Дистинкция «аполлонического - дионисического» проводится Ницше в его работе «Рождение трагедии, или Эллинство и пессимизм». Здесь исследуется рождение древнегреческой трагедии и ее «убийство» не как чисто эстетический (в специальном смысле слова), а как антропологический феномен, то
есть поднимается вопрос о возможности человеческой воли к власти над миром, судьбы человека, решившего стать тем, кем он должен стать. Сметь хотеть того, что он установил для себя сам, невзирая на все объективные обстоятельства, включая их победу и смерть человека.
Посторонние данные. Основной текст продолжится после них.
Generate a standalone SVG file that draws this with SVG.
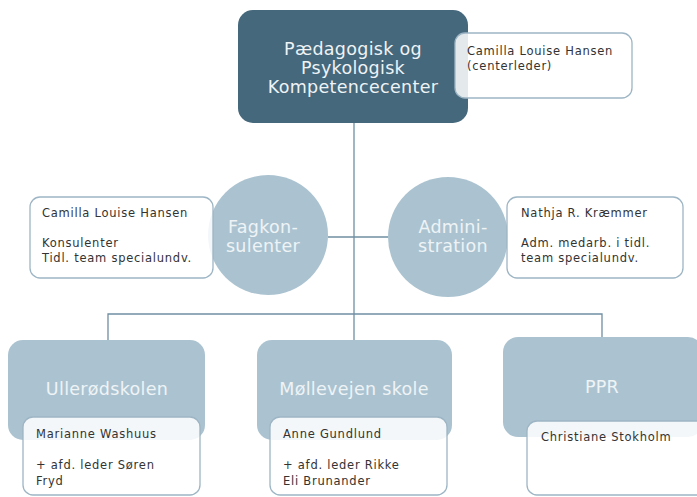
<svg xmlns="http://www.w3.org/2000/svg" width="697" height="497" viewBox="0 0 697 497">
<style>
.bg{fill:#ffffff}
.dark{fill:#45687C}
.light{fill:#ABC3D0}
.note{fill:#ffffff;fill-opacity:0.86;stroke:#9DB5C4;stroke-width:1.3}
.big{font-family:"DejaVu Sans",Verdana,sans-serif;font-size:17.5px;letter-spacing:0.3px;fill:#EEF3F6;text-anchor:middle}
.small{font-family:"DejaVu Sans",Verdana,sans-serif;font-size:11.5px;letter-spacing:0.75px;fill:#333333}
.conn{fill:none;stroke:#6F8FA2;stroke-width:1.3}
</style>
<rect class="bg" width="697" height="497"/>
<g id="connectors">
<path class="conn" d="M354 123 V313"/>
<path class="conn" d="M328 237 H388"/>
<path class="conn" d="M108 340 V314 H602 V337"/>
<path class="conn" d="M354 313 V340"/>
</g>
<g id="center">
<rect class="dark" x="238" y="10" width="230" height="113" rx="15"/>
<text class="big" x="353" y="55">Pædagogisk og</text>
<text class="big" x="353" y="74">Psykologisk</text>
<text class="big" x="353" y="93">Kompetencecenter</text>
</g>
<g id="center-note">
<rect class="note" x="455" y="33" width="177" height="65" rx="10"/>
<text class="small" x="467" y="55">Camilla Louise Hansen</text>
<text class="small" x="467" y="70">(centerleder)</text>
</g>
<g id="fagkonsulenter">
<circle class="light" cx="268" cy="235" r="60"/>
<text class="big" x="263" y="233">Fagkon-</text>
<text class="big" x="263" y="252">sulenter</text>
</g>
<g id="fagkonsulenter-note">
<rect class="note" x="30" y="197" width="183" height="81" rx="10"/>
<text class="small" x="42" y="217">Camilla Louise Hansen</text>
<text class="small" x="42" y="247">Konsulenter</text>
<text class="small" x="42" y="262">Tidl. team specialundv.</text>
</g>
<g id="administration">
<circle class="light" cx="448" cy="237" r="60"/>
<text class="big" x="453" y="233">Admini-</text>
<text class="big" x="453" y="252">stration</text>
</g>
<g id="administration-note">
<rect class="note" x="507" y="197" width="176" height="81" rx="10"/>
<text class="small" x="521" y="217">Nathja R. Kræmmer</text>
<text class="small" x="521" y="247">Adm. medarb. i tidl.</text>
<text class="small" x="521" y="262">team specialundv.</text>
</g>
<g id="ullerodskolen">
<rect class="light" x="8" y="340" width="197" height="100" rx="15"/>
<text class="big" x="107" y="395">Ullerødskolen</text>
</g>
<g id="ullerodskolen-note">
<rect class="note" x="23" y="417" width="177" height="78" rx="10"/>
<text class="small" x="36" y="438">Marianne Washuus</text>
<text class="small" x="36" y="469">+ afd. leder Søren</text>
<text class="small" x="36" y="485">Fryd</text>
</g>
<g id="mollevejen">
<rect class="light" x="257" y="340" width="195" height="100" rx="15"/>
<text class="big" x="354" y="395">Møllevejen skole</text>
</g>
<g id="mollevejen-note">
<rect class="note" x="270" y="417" width="177" height="78" rx="10"/>
<text class="small" x="283" y="438">Anne Gundlund</text>
<text class="small" x="283" y="469">+ afd. leder Rikke</text>
<text class="small" x="283" y="485">Eli Brunander</text>
</g>
<g id="ppr">
<rect class="light" x="503" y="337" width="200" height="100" rx="15"/>
<text class="big" x="602" y="393">PPR</text>
</g>
<g id="ppr-note">
<rect class="note" x="527" y="421" width="180" height="74" rx="10"/>
<text class="small" x="541" y="441">Christiane Stokholm</text>
</g>
</svg>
Обращение к искусству мыслитель объясняет тем, что «проблема науки не может быть познана на почве науки»... [1, с. 49] и требует обращения к «артистической метафизике», к тому, чтобы «взглянутъ на науку под углом зрения художника, на искусство же - под углом зрения жизни...» [1, с. 50]. Ницше считает, что наиболее полным выразителем метафизической деятельности человека является искусство, а не мораль; само же существование мира может быть оправдано, то есть имеет смысл лишь как эстетический феномен. За всеми бытийными реалиями если и стоит «Бог», то только «совершенно беззаботный и неморальный» Бог-художник, самовластвующий как в созидании, так и в разрушении, освобождающийся от гнета «полноты» и «переполненности» в мире как достигнутом спасении Бога.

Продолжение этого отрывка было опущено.